Die richtige Erkenntnis

Im Prinzip ist das jetzt einfach zu beschreiben, denn wir hatten das Thema Wissen im vorherigen Kapitel ausführlich behandelt und können somit eine neue Formel festhalten:

Erkenntnis ist die Essenz* von Wissen, welche augenblicklich da ist. Wenn Erkenntnis erlangt ist, wird das Wissen nicht mehr benötigt, da es jederzeit daraus abgeleitet werden könnte (wenn man es dann überhaupt noch braucht).

Wie bringt uns das jetzt weiter? Nun, vielleicht indem wir uns mal überlegen, wann wir das letzte Mal eine Erkenntnis hatten und uns dabei spätestens heute bewusst werden, wie wertvoll das eigentlich war. Denn in diesen Momenten hatten wir eine Art „Erleuchtung“ gehabt. Quasi das „totale Wissen“. Dieses Phänomen tritt auch dann ein, wenn wir uns auf den Weg zu unserem Ziel begeben.
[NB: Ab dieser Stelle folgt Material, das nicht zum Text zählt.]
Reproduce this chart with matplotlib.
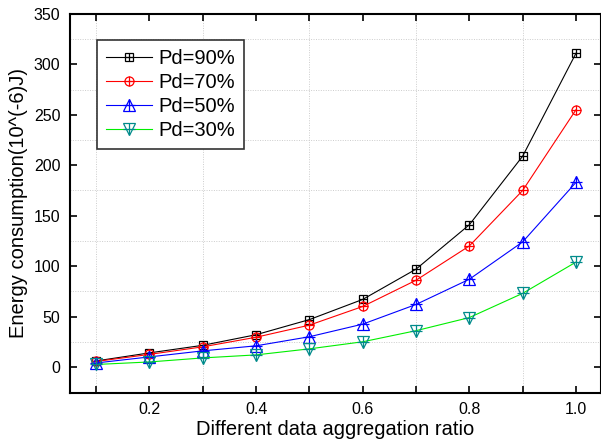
import matplotlib.pyplot as plt
from matplotlib.ticker import FixedLocator
import numpy as np

plt.rcParams['font.family'] = ['Liberation Sans', 'DejaVu Sans']

# data aggregation ratio vs energy consumption (10^-6 J)
ratio = [0.1, 0.2, 0.3, 0.4, 0.5, 0.6, 0.7, 0.8, 0.9, 1.0]
pd90 = [6, 14, 21.5, 32, 47, 67, 97, 141, 209, 311]
pd70 = [5.5, 12.5, 20, 29.5, 41.5, 60, 86, 120, 175, 255]
pd50 = [4, 10, 16, 21, 30, 42.5, 62, 87, 124, 183]
pd30 = [2.5, 5, 9, 12, 18, 25, 36, 49, 73, 104]
labels = ["Pd=90%", "Pd=70%", "Pd=50%", "Pd=30%"]

styles = [
    (pd90, 'black', 'black', 's', 6),
    (pd70, 'red', 'red', 'o', 6.5),
    (pd50, 'blue', 'blue', '^', 8),
    (pd30, '#00ee00', '#008b8b', 'v', 8),
]

fig = plt.figure(figsize=(6.01, 4.44), dpi=100)
ax = fig.add_axes([0.1165, 0.1155, 0.8835, 0.853])

handles = []
for (vals, lc, mc, mk, ms), lab in zip(styles, labels):
    l1, = ax.plot(ratio, vals, color=lc, lw=0.8, marker=mk, ms=ms,
                  mfc='none', mec=mc, mew=0.9)
    l2, = ax.plot(ratio, vals, ls='none', marker='+', ms=ms,
                  mec=mc, mew=0.9)
    handles.append((l1, l2))

ax.set_xlim(0.051, 1.047)
ax.set_ylim(-25.5, 350)

ax.xaxis.set_major_locator(FixedLocator([0.2, 0.4, 0.6, 0.8, 1.0]))
ax.xaxis.set_minor_locator(FixedLocator([0.1, 0.3, 0.5, 0.7, 0.9]))
ax.set_xticklabels(["0.2", "0.4", "0.6", "0.8", "1.0"])
ax.yaxis.set_major_locator(FixedLocator(np.arange(0, 351, 50)))
ax.yaxis.set_minor_locator(FixedLocator(np.arange(25, 350, 50)))

ax.tick_params(which='both', direction='in', top=True, right=True,
               labelsize=11.5, width=1.2, pad=7)
ax.tick_params(axis='x', which='both', length=5)
ax.tick_params(axis='y', which='major', length=5)
ax.tick_params(axis='y', which='minor', length=0)
ax.grid(which='minor', ls=(0, (1, 1.5)), color='#cccccc', lw=0.7)
ax.grid(which='major', visible=False)

for s in ax.spines.values():
    s.set_linewidth(1.5)

ax.set_xlabel("Different data aggregation ratio", fontsize=14.5, labelpad=2)
ax.set_ylabel("Energy consumption(10^(-6)J)", fontsize=14.5, labelpad=4)

leg = ax.legend(handles, labels, loc='upper left', bbox_to_anchor=(0.05, 0.931),
                borderaxespad=0, fontsize=14.5, handlelength=2.3,
                handletextpad=0.3, labelspacing=0.25, fancybox=False,
                edgecolor='#333333', framealpha=1, borderpad=0.45)
leg.get_frame().set_linewidth(1.2)

fig.savefig("out.png", dpi=100)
* Essenz [lateinisch]: 1. wesentlichster Teil, Kernstück. 2. konzentrierter Duft- od. Geschmacksstoff aus pflanzlichen od. tierischen Substanzen. 3. stark eingekochte Brühe von Fleisch, Fisch od. Gemüse zur Verbesserung von Speisen. 4. Wesen, Wesenheit einer Sache.

Es macht einfach „Klick“

Eine richtige Erkenntnis ist der Moment wo es Klick macht, der Groschen* fällt, oder manche Leute sich sogar mit der Hand an die Stirn schlagen und dabei so was ähnliches rufen, wie: „oh Mann, na klar – ist doch logisch, – wie einfach, …“. Kennen Sie das?

* Groschen: a) Zehnpfennigstück b) der Groschen fällt bei jemandem = umgangssprachlich: jemand versteht, begreift endlich etwas.

Erkenntnisse machen uns stark

Wenn Sie eine richtige Erkenntnis haben, dann gibt es keinen Zweifel mehr über die betreffende Sachlage und somit werden sie stabiler als andere, die nur Wissen besitzen. Wissen kann man anzweifeln und abwägen, eine richtige Erkenntnis erkennt man auch daran, dass wir keinerlei Zweifel haben und somit sehr zielstrebig werden.

Wissen, das durch praktischen Einsatz in Erfahrung umgewandelt wird, nennt man auch Fähigkeit im Umgang mit der Sache.

Wir müssen also Wissen anwenden, um es in Erkenntnis (Fähigkeit, totales Wissen) zu verwandeln und um jeglichen Zweifel abzuschaffen. Training, also wiederholtes Anwenden von Theorie, ist der Schlüssel für intuitives und vollautomatisches „Können“. Somit ist der Kopf frei für die nächste Hürde bzw. das nächste Etappenziel, in Bezug auf das Erreichen von gesteigerter Kompetenz und Stabilität.

Zweifel heißt Zurückhaltung und Unsicherheit, eine Erkenntnis zu haben heißt siegesgewiss und stabil zu sein. Diese innere Sicherheit darf und sollte intuitiv sein. Wenn sie dann noch mit den wesentlichen rationellen Überlegungen konform ist, können Sie sich gut gewappnet auf die Reise machen.

Oft fehlt dann nur noch eine kleine Sache oder Eigenschaft, um wirklich vorzüglich in der Ausführung zu sein: Mut.